If not, then why do we never hear from the pro-abortion lobby? Why is there such reluctance to ‘own’ to pro-abortion?
I am anti-abortion except in the most extenuating of circumstances (eg: rape or even multiple deformity-where the child is likely to face untold pain and difficulty in life). I will not wear the ‘ return to the backyard abortion’ excuse in the 21st century.
It disgusts me that a prominent feminist writer boasts about her three abortions!
_____________________________
But that is not the direct focus of this story is it?
This is about our ‘trust me, I’m a cop’ entering a home to find evidence on an unrelated matter, (which,- significantly in my view- was never pursued),-and finding the blister packs of these drugs;-pursuing that; resulting in the court case.
THAT is a bloody disgrace. The Judge it appears thought so;-the Jury thought so. They were right.
Of course that section (the whole) should be repealed. Don’t hold your breath!
However, I doubt very much that that section will be used again; this has set a precedent that will be hard to overturn in another prosecution.
Hugh (Charlie) McColl
October 16, 2010 at 1:31 pmANNAMACK and MALCOLM STREET, you both mention the possibility of introducing a private members bill into the Queensland parliament. Any member of parliament can introduce a private members bill – including any independent or member of the opposition. The fact that no one has done so says to me that no member of parliament in Queensland has any thoughts about changing the legislation. Not just Anna Bligh or Cameron Dick but the whole parliament. There is no evidence whatsoever that a private members bill would get up.
If the people of Queensland really want a change to the law then a political party needs to take that policy to the next election and let the democratic process do what the parliament itself will not do. But who creates the policy for the party to take to the election? Ah yes, the factions. The factions control the numbers and abortion law reform, like every other policy position, is simply an item on a balance sheet. To be bought and sold in deals between factions. You can flog off the QRNational rail system and we will control health policy or highway funding. Sick isn’t it? So what about some analysis and exposure of the abortion policy of each and all of the factions (ALP and LNP) embedded in Queensland politics. It can’t be that big a secret. This is where the agendas are hidden.
annamack
October 16, 2010 at 6:05 pmIn fact Charlie the Labor Party has good abortion policy, they re-affirm it at every State Conference and it’s been in place for many years. Put simply, it commits a Labor Government to abortion law repeal – they just refuse to implement their own policy. Of course any MP can introduce a Private Member’s Bill – former Labor MP Bonny Barry had intended to and was talked out of it by Beattie and Bligh. On Tuesday at the Cairns media conference she publicly apologised for failing to put the Bill and putting loyalty to her party above loyalty to her constituents. I believe most Labor MPs are pro choice and would support a Private Member’s Bill if their Premier allowed them to, which she will not.

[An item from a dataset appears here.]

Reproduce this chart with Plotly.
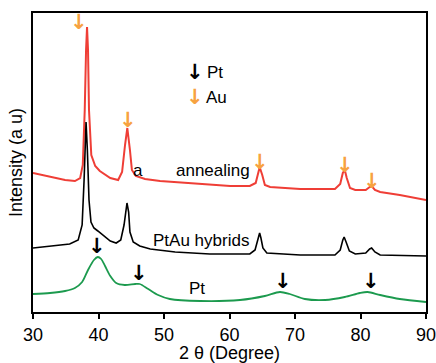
import plotly.graph_objects as go

# 2theta (degree) and intensity (a.u., offset stacked)
x_anneal = [30.0, 32.6, 34.9, 36.4, 37.2, 37.6, 37.9, 38.1, 38.25, 38.4, 38.55, 38.9, 39.5, 40.2, 41.8, 43.0,
            43.6, 44.05, 44.4, 44.8, 45.1, 45.7, 47.1, 49.4, 54.0, 60.1, 63.1, 64.0, 64.5, 64.6, 65.0, 65.4,
            66.2, 70.8, 76.1, 76.9, 77.3, 77.6, 77.9, 78.4, 79.2, 80.8, 81.4, 81.7, 82.2, 83.0, 86.0, 90.0]
y_anneal = [139, 135, 132, 131, 134, 147, 202, 262, 285, 262, 202, 157, 146, 141, 134, 132,
            140, 167, 184, 162, 142, 136, 133, 131, 129, 126, 126, 129, 142, 145, 137, 127,
            125, 123, 123, 128, 139, 142, 134, 124, 122, 122, 125, 126, 122, 120, 117, 112]

x_hybrid = [30.0, 32.6, 35.6, 36.9, 37.5, 37.8, 38.0, 38.1, 38.3, 38.55, 38.85, 39.3, 39.9, 40.8, 41.8, 42.7,
            43.4, 43.9, 44.2, 44.35, 44.6, 44.8, 45.3, 46.3, 47.9, 51.7, 57.0, 63.1, 63.9, 64.4, 64.6, 64.8,
            65.1, 65.7, 70.8, 76.1, 76.9, 77.3, 77.5, 77.8, 78.3, 79.2, 80.8, 81.4, 81.7, 82.2, 83.0, 90.0]
y_hybrid = [64, 66, 68, 72, 87, 132, 172, 190, 162, 112, 90, 84, 81, 76, 71, 69,
            72, 87, 104, 109, 100, 80, 70, 66, 63, 60, 58, 58, 62, 74, 79, 74,
            64, 59, 57, 57, 62, 72, 75, 70, 61, 58, 59, 63, 64, 60, 57, 56]

x_pt = [30.0, 32.6, 34.9, 36.4, 37.5, 38.4, 39.3, 39.9, 40.4, 41.0, 41.8, 42.7, 44.0, 45.6, 46.3, 47.6,
        49.1, 50.9, 55.5, 61.6, 65.4, 67.7, 69.2, 71.5, 74.6, 77.6, 79.9, 81.1, 83.0, 86.0, 90.0]
y_pt = [18, 19, 21, 24, 30, 42, 52, 55, 53, 46, 36, 29, 27, 28, 28, 23,
        17, 13, 11, 12, 16, 20, 18, 13, 12, 15, 19, 20, 17, 13, 10]

x_ticks = [30, 40, 50, 60, 70, 80, 90]

RED = "#EF3E36"
GREEN = "#1C9A4E"
ORANGE = "#F7A240"
FONT = "Arial, Liberation Sans, sans-serif"

fig = go.Figure()
fig.add_trace(go.Scatter(x=x_anneal, y=y_anneal, mode="lines", line=dict(color=RED, width=2), name="annealing"))
fig.add_trace(go.Scatter(x=x_hybrid, y=y_hybrid, mode="lines", line=dict(color="black", width=1.6), name="PtAu hybrids"))
fig.add_trace(go.Scatter(x=x_pt, y=y_pt, mode="lines", line=dict(color=GREEN, width=1.8, shape="spline", smoothing=0.8), name="Pt"))

def arrow(x, y, color):
    fig.add_annotation(x=x, y=y, text="<b>↓</b>", showarrow=False,
                       font=dict(family="DejaVu Sans", size=21, color=color))

# Au arrows
for ax_, ay_ in [(37.0, 290), (44.5, 192), (64.65, 150), (77.6, 147), (81.75, 131)]:
    arrow(ax_, ay_, ORANGE)
# Pt arrows
for ax_, ay_ in [(39.8, 66), (46.2, 39), (68.2, 31), (81.6, 31)]:
    arrow(ax_, ay_, "black")

# legend-like labels
arrow(54.7, 240, "black")
arrow(54.7, 215, ORANGE)
txt = dict(family=FONT, size=17, color="black")
fig.add_annotation(x=56.3, y=240, text="Pt", showarrow=False, xanchor="left", font=txt)
fig.add_annotation(x=56.1, y=215, text="Au", showarrow=False, xanchor="left", font=txt)

fig.add_annotation(x=46.0, y=142, text="a", showarrow=False, font=txt)
fig.add_annotation(x=57.5, y=142, text="annealing", showarrow=False, font=txt)
fig.add_annotation(x=55.7, y=72, text="PtAu hybrids", showarrow=False, font=txt)
fig.add_annotation(x=55.0, y=24, text="Pt", showarrow=False, font=txt)

fig.update_layout(
    width=436, height=363,
    margin=dict(l=33, r=10, t=13, b=51),
    plot_bgcolor="white", paper_bgcolor="white",
    showlegend=False,
    font=dict(family=FONT, size=17, color="black"),
    xaxis=dict(range=[30, 90], tickvals=x_ticks, ticks="outside", ticklen=5, tickwidth=1.5,
               tickcolor="black", showline=True, linecolor="black", linewidth=2, mirror=True,
               showgrid=False, zeroline=False, tickfont=dict(size=18), automargin=False,
               ticklabeloverflow="allow",
               title=dict(text="2 θ (Degree)", font=dict(size=18), standoff=2)),
    yaxis=dict(range=[0, 299], showticklabels=False, ticks="", showline=True, linecolor="black",
               linewidth=2, mirror=True, showgrid=False, zeroline=False, automargin=False,
               title=dict(text="Intensity (a u)", font=dict(size=18), standoff=4)),
)

fig.write_html("out.html", config={"displayModeBar": False},
               post_script="document.body.style.margin='0px';")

If the ALP lacks the courage to implement their own abortion policy and no one has the spine to introduce a Private Member’s Bill, they should refer the matter to the Qld Law Reform Commission – and this time they should enact the recommendations. Can I recommend to you Caroline de Costa’s recent book ‘Never, Ever Again: Why Australian Abortion Law Needs Reform’?
Hugh (Charlie) McColl
October 16, 2010 at 8:05 pmYes, they should refer it to the Law Reform Commission but they haven’t and they won’t. So that route is blocked by either some of the Labor parliamentarians (for internal tactical reasons) or the factional heads who decide not to implement ALP policy – for their own tactical reasons. So those Labor members who you think would support a bill are never going to put up the bill themselves. They too put the Party (and their place in it) ahead of their constituents. It’s not that Anna Bligh won’t allow it, they just don’t want to make waves and they won’t.